The most typical symbol of Christmas is a light shining in the darkness. The shep­herds in the fields and the wise men in the east suddenly see the night made bright. It is a season for candles and stars, and its theological sense is caught in one of the readings from the liturgy for Christmas night: "The grace of God has appeared, offering salvation to all men" (Titus, 2:11).

Some years the darkness seems more bleak and barren than others. A strong case could be made for 1980 on the all time disaster list. A sudden earthquake in southern Italy snatched away tens of thousands of lives and left many more homeless and hungry. And if the natural catastrophe were not dispiriting enough, tales of profiteering and exploiting the homeless cast a shadow on other reports of heroism and generosity. The Middle East is once again torn by violence even as Christians prepare to remember the birth there of the Prince of Peace.

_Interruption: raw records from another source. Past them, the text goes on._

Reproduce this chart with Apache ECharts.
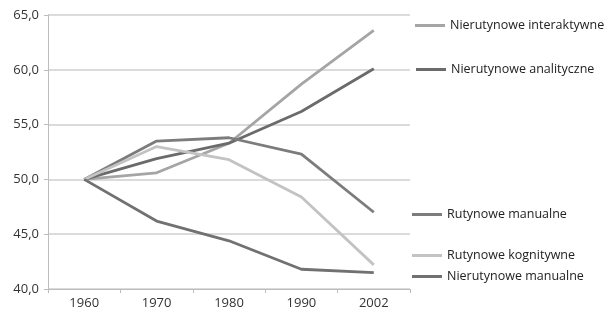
<!DOCTYPE html>
<html><head><meta charset="utf-8">
<script src="https://cdn.jsdelivr.net/npm/echarts@6/dist/echarts.min.js"></script>
<style>html,body{margin:0;padding:0;background:#fff}#c{width:605px;height:313px}</style>
</head><body><div id="c"></div>
<script>
const categories = ['1960','1970','1980','1990','2002'];
const seriesNames = ['Nierutynowe interaktywne','Nierutynowe analityczne','Rutynowe manualne','Rutynowe kognitywne','Nierutynowe manualne'];
const nierutynoweInteraktywne = [50.0, 50.6, 53.3, 58.7, 63.6];
const nierutynoweAnalityczne = [50.0, 51.9, 53.3, 56.2, 60.1];
const rutynoweManualne = [50.0, 53.5, 53.8, 52.3, 47.0];
const rutynoweKognitywne = [50.0, 53.0, 51.8, 48.4, 42.2];
const nierutynoweManualne = [50.0, 46.2, 44.4, 41.8, 41.5];
const yTicks = [40, 45, 50, 55, 60, 65];

const values = [nierutynoweInteraktywne, nierutynoweAnalityczne, rutynoweManualne, rutynoweKognitywne, nierutynoweManualne];
const colors = ['#a5a5a5', '#6b6b6b', '#7c7c7c', '#c3c3c3', '#717171'];
const legendTops = [19, 63, 208, 249, 270];
const legendLefts = [415, 416, 412, 412, 412];
const font = 'Open Sans';

const chart = echarts.init(document.getElementById('c'));
chart.setOption({
  animation: false,
  grid: {left: 48, right: 195, top: 15, bottom: 24, containLabel: false},
  xAxis: {
    type: 'category', data: categories, boundaryGap: true,
    axisLine: {lineStyle: {color: '#bdbdbd', width: 1}},
    axisTick: {show: true, length: 4, lineStyle: {color: '#bdbdbd'}},
    axisLabel: {color: '#333', fontFamily: font, fontSize: 13, margin: 8}
  },
  yAxis: {
    type: 'value', min: yTicks[0], max: yTicks[yTicks.length-1], interval: 5,
    axisLine: {show: true, lineStyle: {color: '#bdbdbd'}},
    axisTick: {show: true, length: 4, lineStyle: {color: '#bdbdbd'}},
    splitLine: {lineStyle: {color: '#cfcfcf', width: 1.5}},
    axisLabel: {color: '#333', fontFamily: font, fontSize: 13, margin: 9,
      formatter: v => v.toFixed(1).replace('.', ',')}
  },
  legend: seriesNames.map((n, i) => ({
    data: [n], left: legendLefts[i], top: legendTops[i], orient: 'vertical',
    padding: 0, icon: 'rect',
    itemWidth: 30, itemHeight: 3, itemGap: 0,
    textStyle: {color: '#222', fontFamily: font, fontSize: 12.5}
  })),
  series: seriesNames.map((n, i) => ({
    name: n, type: 'line', data: values[i], symbol: 'none',
    lineStyle: {color: colors[i], width: 2.8}, itemStyle: {color: colors[i]}
  }))
});
</script></body></html>
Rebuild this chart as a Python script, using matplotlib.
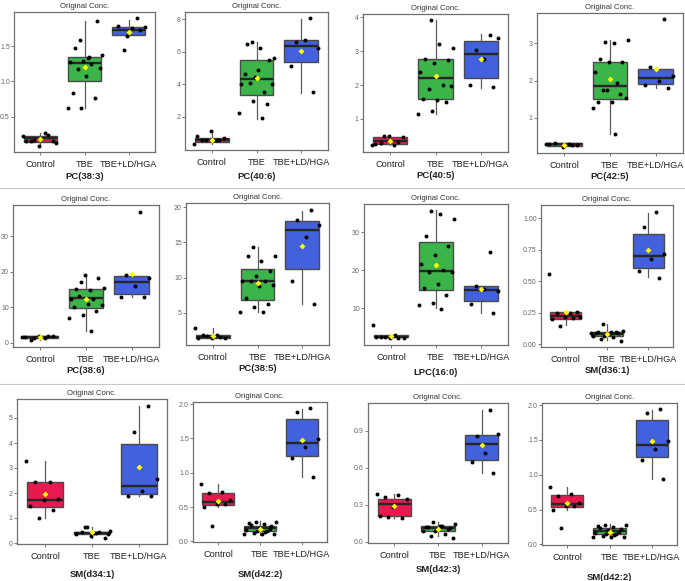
import numpy as np
import matplotlib
matplotlib.use("Agg")
import matplotlib.pyplot as plt
from matplotlib.lines import Line2D

plt.rcParams['font.family'] = ['Liberation Sans', 'DejaVu Sans']

W, H = 685, 581
groups = ["Control", "TBE", "TBE+LD/HGA"]
colors = ["#E8194F", "#3BB44A", "#4361DD"]
title_text = "Original Conc."

# ---- data: per panel, per group: dots, and box stats (q1, med, q3, whislo, whishi, mean)
p1_name = "PC(38:3)"
p1_dots = [[0.23, 0.27, 0.16, 0.16, 0.09, 0.16, 0.24, 0.18, 0.13],
           [1.59, 1.38, 1.33, 1.47, 1.86, 1.29, 1.28, 1.25, 1.18, 1.19, 1.07, 0.83, 0.77, 0.63, 0.63, 1.35],
           [1.89, 1.45, 1.77, 1.76, 1.78, 1.72, 1.64]]
p1_box = [[0.15, 0.206, 0.229, 0.10, 0.27, 0.19],
          [1.00, 1.26, 1.35, 0.63, 1.85, 1.20],
          [1.65, 1.73, 1.77, 1.64, 1.87, 1.70]]
p1_ylim = (0.004, 1.98)
p1_ticks = [0.5, 1.0, 1.5]

p2_name = "PC(40:6)"
p2_dots = [[0.35, 0.6, 0.55, 0.7, 1.1, 0.8, 0.55, 0.6],
           [6.6, 5.6, 6.2, 6.45, 5.5, 4.45, 4.0, 3.55, 4.1, 4.0, 4.9, 4.65, 2.8, 2.95, 2.25, 1.9],
           [8.05, 6.6, 6.25, 6.7, 5.1, 3.5]]
p2_box = [[0.47, 0.57, 0.71, 0.35, 1.1, 0.6],
          [3.33, 4.29, 5.51, 1.84, 6.6, 4.35],
          [5.37, 6.37, 6.69, 3.47, 8.0, 6.03]]
p2_ylim = (-0.04, 8.43)
p2_ticks = [2, 4, 6, 8]

p3_name = "PC(40:5)"
p3_dots = [[0.23, 0.22, 0.3, 0.45, 0.5, 0.25, 0.32, 0.48],
           [3.93, 3.1, 3.2, 2.78, 2.75, 2.65, 2.4, 2.0, 1.87, 1.97, 1.55, 1.6, 1.5, 1.23, 1.13],
           [3.49, 3.05, 3.38, 2.78, 2.0, 1.93]]
p3_box = [[0.25, 0.34, 0.47, 0.22, 0.5, 0.35],
          [1.58, 2.2, 2.76, 1.14, 3.91, 2.26],
          [2.2, 2.92, 3.29, 1.9, 3.5, 2.76]]
p3_ylim = (0.02, 4.1)
p3_ticks = [1, 2, 3, 4]

p4_name = "PC(42:5)"
p4_dots = [[0.3, 0.28, 0.32, 0.27, 0.22, 0.3, 0.26],
           [3.05, 3.1, 3.0, 2.57, 2.5, 2.5, 2.24, 1.93, 1.75, 1.52, 1.42, 1.43, 1.65, 1.75, 1.27, 0.57],
           [3.65, 2.37, 2.13, 2.0, 1.87, 1.8]]
p4_box = [[0.25, 0.28, 0.31, 0.22, 0.32, 0.27],
          [1.51, 1.86, 2.51, 0.57, 3.1, 2.03],
          [1.9, 2.07, 2.31, 1.8, 2.37, 2.31]]
p4_ylim = (0.05, 3.82)
p4_ticks = [1, 2, 3]

p5_name = "PC(38:6)"
p5_dots = [[1.6, 1.3, 0.7, 2.0, 1.9, 1.5, 1.8, 1.4],
           [17, 15.5, 14.8, 15.2, 18.1, 19.2, 12.4, 12.4, 13.3, 10.5, 11, 10.1, 8.9, 7.9, 6.9, 3.2],
           [36.7, 19.2, 18.2, 16, 12.8, 12.8]]
p5_box = [[1.2, 1.5, 1.8, 0.7, 2.0, 1.5],
          [9.8, 12.6, 15.0, 3.4, 19.0, 12.3],
          [13.6, 17.2, 18.9, 12.8, 19.3, 19.5]]
p5_ylim = (-1.2, 38.8)
p5_ticks = [0, 10, 20, 30]

p6_name = "PC(38:5)"
p6_dots = [[2.9, 1.8, 1.8, 1.4, 1.4, 1.5, 1.6, 1.7],
           [14.3, 13.1, 12.3, 13.1, 11.0, 10.3, 9.5, 9.6, 9.5, 8.9, 8.8, 7.1, 6.3, 5.8, 5.2, 5.2],
           [19.6, 18.2, 17.5, 15.8, 9.6, 6.2]]
p6_box = [[1.4, 1.6, 1.9, 1.3, 2.9, 1.75],
          [6.9, 9.5, 11.3, 5.2, 14.3, 9.3],
          [11.2, 16.7, 18.1, 6.2, 19.5, 14.5]]
p6_ylim = (0.45, 20.6)
p6_ticks = [5, 10, 15, 20]

p7_name = "LPC(16:0)"
p7_dots = [[5.6, 3.0, 2.4, 2.2, 2.3, 2.5, 2.2, 2.6],
           [35.6, 33.5, 34.8, 29, 26.5, 24, 21.6, 20, 19.5, 19.6, 16.5, 15.3, 13.6, 11.3, 10.9, 9.8],
           [24.8, 16.0, 14.5, 15, 11.2, 8.7]]
p7_box = [[2.4, 2.6, 2.9, 2.2, 3.0, 2.8],
          [14.8, 19.7, 27.3, 10.0, 35.8, 21.3],
          [11.9, 14.8, 15.8, 8.7, 16.0, 15.0]]
p7_ylim = (0.4, 37.4)
p7_ticks = [10, 20, 30]

p8_name = "SM(d36:1)"
p8_dots = [[0.56, 0.25, 0.25, 0.26, 0.22, 0.2, 0.21, 0.15, 0.22],
           [0.16, 0.11, 0.1, 0.1, 0.09, 0.08, 0.07, 0.06, 0.04, 0.03, 0.08, 0.09, 0.1, 0.07, 0.09],
           [1.05, 0.93, 0.72, 0.68, 0.58, 0.53]]
p8_box = [[0.205, 0.225, 0.255, 0.155, 0.255, 0.26],
          [0.07, 0.085, 0.10, 0.035, 0.16, 0.085],
          [0.61, 0.70, 0.88, 0.535, 1.045, 0.75]]
p8_ylim = (-0.02, 1.106)
p8_ticks = [0.0, 0.25, 0.5, 0.75, 1.0]

p9_name = "SM(d34:1)"
p9_dots = [[3.3, 2.43, 2.43, 1.75, 1.72, 1.5, 1.33, 1.0],
           [0.65, 0.48, 0.42, 0.45, 0.2, 0.3, 0.37, 0.45, 0.65, 0.35, 0.42],
           [5.5, 4.43, 2.55, 2.07, 1.9, 1.87]]
p9_box = [[1.46, 1.74, 2.43, 1.0, 3.28, 1.95],
          [0.35, 0.40, 0.45, 0.2, 0.65, 0.45],
          [1.97, 2.3, 3.96, 1.87, 5.5, 3.06]]
p9_ylim = (-0.04, 5.76)
p9_ticks = [0, 1, 2, 3, 4, 5]

p10_name = "SM(d42:2)"
p10_dots = [[0.83, 0.72, 0.70, 0.6, 0.55, 0.5, 0.55, 0.23],
            [0.28, 0.28, 0.25, 0.24, 0.22, 0.2, 0.16, 0.15, 0.12, 0.1, 0.1, 0.26, 0.18, 0.15, 0.1, 0.13],
            [1.94, 1.88, 1.49, 1.37, 1.21, 0.94]]
p10_box = [[0.53, 0.58, 0.71, 0.5, 0.83, 0.59],
           [0.15, 0.19, 0.23, 0.09, 0.29, 0.18],
           [1.25, 1.43, 1.78, 0.94, 1.93, 1.48]]
p10_ylim = (-0.01, 2.03)
p10_ticks = [0.0, 0.5, 1.0, 1.5, 2.0]

p11_name = "SM(d42:3)"
p11_dots = [[0.39, 0.38, 0.36, 0.35, 0.28, 0.21, 0.19, 0.2],
            [0.16, 0.14, 0.13, 0.12, 0.11, 0.1, 0.09, 0.06, 0.05, 0.03, 0.13, 0.12, 0.1, 0.09],
            [1.07, 0.86, 0.87, 0.72, 0.65, 0.56]]
p11_box = [[0.21, 0.31, 0.35, 0.19, 0.39, 0.29],
           [0.09, 0.11, 0.13, 0.05, 0.16, 0.10],
           [0.66, 0.79, 0.865, 0.555, 1.07, 0.785]]
p11_ylim = (-0.01, 1.125)
p11_ticks = [0.0, 0.3, 0.6, 0.9]

p12_name = "SM(d42:2)"
p12_dots = p10_dots
p12_box = p10_box
p12_ylim = p10_ylim
p12_ticks = p10_ticks

panels = [
    (p1_name, p1_dots, p1_box, p1_ylim, p1_ticks, "%.1f"),
    (p2_name, p2_dots, p2_box, p2_ylim, p2_ticks, "%g"),
    (p3_name, p3_dots, p3_box, p3_ylim, p3_ticks, "%g"),
    (p4_name, p4_dots, p4_box, p4_ylim, p4_ticks, "%g"),
    (p5_name, p5_dots, p5_box, p5_ylim, p5_ticks, "%g"),
    (p6_name, p6_dots, p6_box, p6_ylim, p6_ticks, "%g"),
    (p7_name, p7_dots, p7_box, p7_ylim, p7_ticks, "%g"),
    (p8_name, p8_dots, p8_box, p8_ylim, p8_ticks, "%.2f"),
    (p9_name, p9_dots, p9_box, p9_ylim, p9_ticks, "%g"),
    (p10_name, p10_dots, p10_box, p10_ylim, p10_ticks, "%.1f"),
    (p11_name, p11_dots, p11_box, p11_ylim, p11_ticks, "%.1f"),
    (p12_name, p12_dots, p12_box, p12_ylim, p12_ticks, "%.1f"),
]

# axes rectangles in pixels: x0, y0(top), x1, y1(bottom), xlabel pad
rects = [
    (14, 12, 155, 152, 2), (185, 12, 328, 150, 3), (363, 14, 508, 152, 1), (537, 13, 683, 153, 1),
    (13, 205, 159, 347, 1), (186, 203, 329, 345, 1), (364, 204, 508, 345, 4), (541, 205, 673, 347, 1),
    (17, 399, 167, 544, 6), (193, 402, 327, 542, 8), (368, 403, 508, 543, 3), (542, 403, 677, 545, 8),
]

fig = plt.figure(figsize=(W / 100, H / 100), dpi=100)
fig.patch.set_facecolor("white")

# light separators
for yy in (188, 384):
    fig.add_artist(Line2D([0, 1], [1 - yy / H, 1 - yy / H], color="#c8c8c8", lw=0.8))

for (name, dots, boxes, ylim, ticks, fmt), (x0, y0, x1, y1, lp) in zip(panels, rects):
    ax = fig.add_axes([x0 / W, 1 - y1 / H, (x1 - x0) / W, (y1 - y0) / H])
    stats = []
    for g, b in zip(groups, boxes):
        stats.append(dict(q1=b[0], med=b[1], q3=b[2], whislo=b[3], whishi=b[4], fliers=[], label=g))
    bp = ax.bxp(stats, positions=[1, 2, 3], widths=0.76, patch_artist=True, showcaps=False,
                showfliers=False,
                boxprops=dict(edgecolor="#4a4a4a", linewidth=1.0),
                medianprops=dict(color="#262626", linewidth=1.7),
                whiskerprops=dict(color="#5a5a5a", linewidth=0.9))
    for patch, c in zip(bp["boxes"], colors):
        patch.set_facecolor(c)
    for gi, d in enumerate(dots):
        n = len(d)
        offs = np.array([((k * 0.618034 + 0.37 * gi) % 1.0) - 0.5 for k in range(n)]) * 0.8
        ax.scatter(np.full(n, gi + 1) + offs, d, s=8, color="black", zorder=4, linewidths=0)
    means = [b[5] for b in boxes]
    ax.scatter([1, 2, 3], means, marker="D", s=9, color="#FFFF00", zorder=5, linewidths=0)
    ax.set_xlim(0.4, 3.6)
    ax.set_ylim(*ylim)
    ax.set_yticks(ticks)
    ax.set_yticklabels([fmt % t for t in ticks])
    ax.set_xticks([1, 2, 3])
    ax.set_xticklabels(groups, fontsize=6.6, color="#222222")
    ax.tick_params(axis="y", labelsize=5, labelcolor="#666666", length=2, width=0.6, color="#666666", pad=1)
    ax.tick_params(axis="x", length=2, width=0.6, color="#666666", pad=4)
    for s in ax.spines.values():
        s.set_color("#6e6e6e")
        s.set_linewidth(0.9)
    ax.set_title(title_text, fontsize=5.6, color="#333333", pad=3)
    ax.set_xlabel(name, fontsize=6.8, fontweight="bold", color="#222222", labelpad=lp)

fig.savefig("out.png", dpi=100, facecolor="white")
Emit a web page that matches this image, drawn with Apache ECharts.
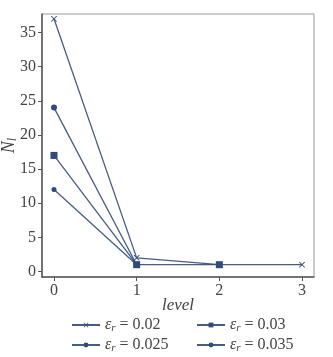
<!DOCTYPE html>
<html>
<head>
<meta charset="utf-8">
<script src="https://cdn.jsdelivr.net/npm/echarts@6/dist/echarts.min.js"></script>
<style>
  html, body { margin: 0; padding: 0; background: #fff; }
  #chart { width: 333px; height: 357px; }
</style>
</head>
<body>
<div id="chart"></div>
<script>
  // data
  var levels = [0, 1, 2, 3]
  var nEps002 = [37, 2, 1, 1]
  var nEps0025 = [24, 1]
  var nEps003 = [17, 1, 1]
  var nEps0035 = [12, 1]
  var yTicks = [0, 5, 10, 15, 20, 25, 30, 35]
  var names = ['0.02', '0.025', '0.03', '0.035']

  var col = '#2f4b78'
  var font = 'Liberation Serif'
  var cross = 'path://M0,1L1,0L5,4L9,0L10,1L6,5L10,9L9,10L5,6L1,10L0,9L4,5Z'

  function pts (vals) {
    return vals.map(function (v, i) { return [levels[i], v] })
  }

  var rich = {
    e: { fontFamily: font, fontStyle: 'italic', fontSize: 16, color: '#444' },
    s: { fontFamily: font, fontStyle: 'italic', fontSize: 11, color: '#444', verticalAlign: 'bottom', padding: [7, 0, 0, 0] },
    n: { fontFamily: font, fontSize: 16, color: '#444' }
  }

  function legendAt (name, left, top) {
    return {
      data: [name],
      left: left,
      top: top,
      itemWidth: 28,
      itemHeight: 6,
      itemGap: 8,
      formatter: function (n) { return '{e|ε}{s|r}{n| = ' + n + '}' },
      textStyle: { rich: rich }
    }
  }

  var myChart = echarts.init(document.getElementById('chart'))
  myChart.setOption({
    animation: false,
    backgroundColor: '#fff',
    grid: {
      show: true,
      left: 42,
      right: 19,
      top: 14,
      bottom: 80,
      outerBoundsMode: 'none',
      containLabel: false,
      borderColor: '#999',
      borderWidth: 1
    },
    legend: [
      legendAt(names[0], 66, 312),
      legendAt(names[2], 191, 312),
      legendAt(names[1], 66, 332),
      legendAt(names[3], 191, 332)
    ],
    xAxis: {
      type: 'value',
      min: -0.145,
      max: 3.145,
      name: 'level',
      nameLocation: 'middle',
      nameGap: 20,
      nameMoveOverlap: false,
      nameTextStyle: { fontFamily: font, fontStyle: 'italic', fontSize: 17, color: '#444' },
      axisLine: { onZero: false, lineStyle: { color: '#555', width: 1.5 } },
      axisTick: { show: true, length: 4, customValues: levels, lineStyle: { color: '#555' } },
      axisLabel: { customValues: levels, fontFamily: font, fontSize: 16, color: '#444', margin: 6 },
      splitLine: { show: false }
    },
    yAxis: {
      type: 'value',
      min: -0.8,
      max: 37.7,
      name: '{n|N}{s|l}',
      nameLocation: 'middle',
      nameGap: 23,
      nameRotate: 90,
      nameMoveOverlap: false,
      nameTextStyle: {
        rich: {
          n: { fontFamily: font, fontStyle: 'italic', fontSize: 18, color: '#444' },
          s: { fontFamily: font, fontStyle: 'italic', fontSize: 12, color: '#444', verticalAlign: 'bottom', padding: [7, 0, 0, 0] }
        }
      },
      axisLine: { show: true, onZero: false, lineStyle: { color: '#555', width: 1.5 } },
      axisTick: { show: true, length: 4, customValues: yTicks, lineStyle: { color: '#555' } },
      axisLabel: { customValues: yTicks, fontFamily: font, fontSize: 16, color: '#444', margin: 6 },
      splitLine: { show: false }
    },
    series: [
      { name: names[0], type: 'line', data: pts(nEps002), symbol: cross, symbolSize: 6 },
      { name: names[1], type: 'line', data: pts(nEps0025), symbol: 'circle', symbolSize: 6 },
      { name: names[2], type: 'line', data: pts(nEps003), symbol: 'rect', symbolSize: 7 },
      { name: names[3], type: 'line', data: pts(nEps0035), symbol: 'circle', symbolSize: 5 }
    ].map(function (s) {
      s.color = col
      s.lineStyle = { color: col, width: 1.3, opacity: 0.9 }
      s.itemStyle = { color: col }
      return s
    })
  })
</script>
</body>
</html>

Every year Christmas brings, of course, at least a momentary interruption to the dreary recital of things gone wrong. The universe seems to smile: "All the flowers looked up at Him, and all the stars looked down." For those of us here in New York, the lighting of the giant Christmas tree in Rockefeller Center is always a pleasant enough introduction to holiday distractions. This year some teen-age figure skaters performed several nifty routines to the rhythms of traditional Christmas carols, and it was refreshing to hear the huge crowd sing Joy to the World rather than that non-denominational favorite, Rudolph the Red-Nosed Reindeer.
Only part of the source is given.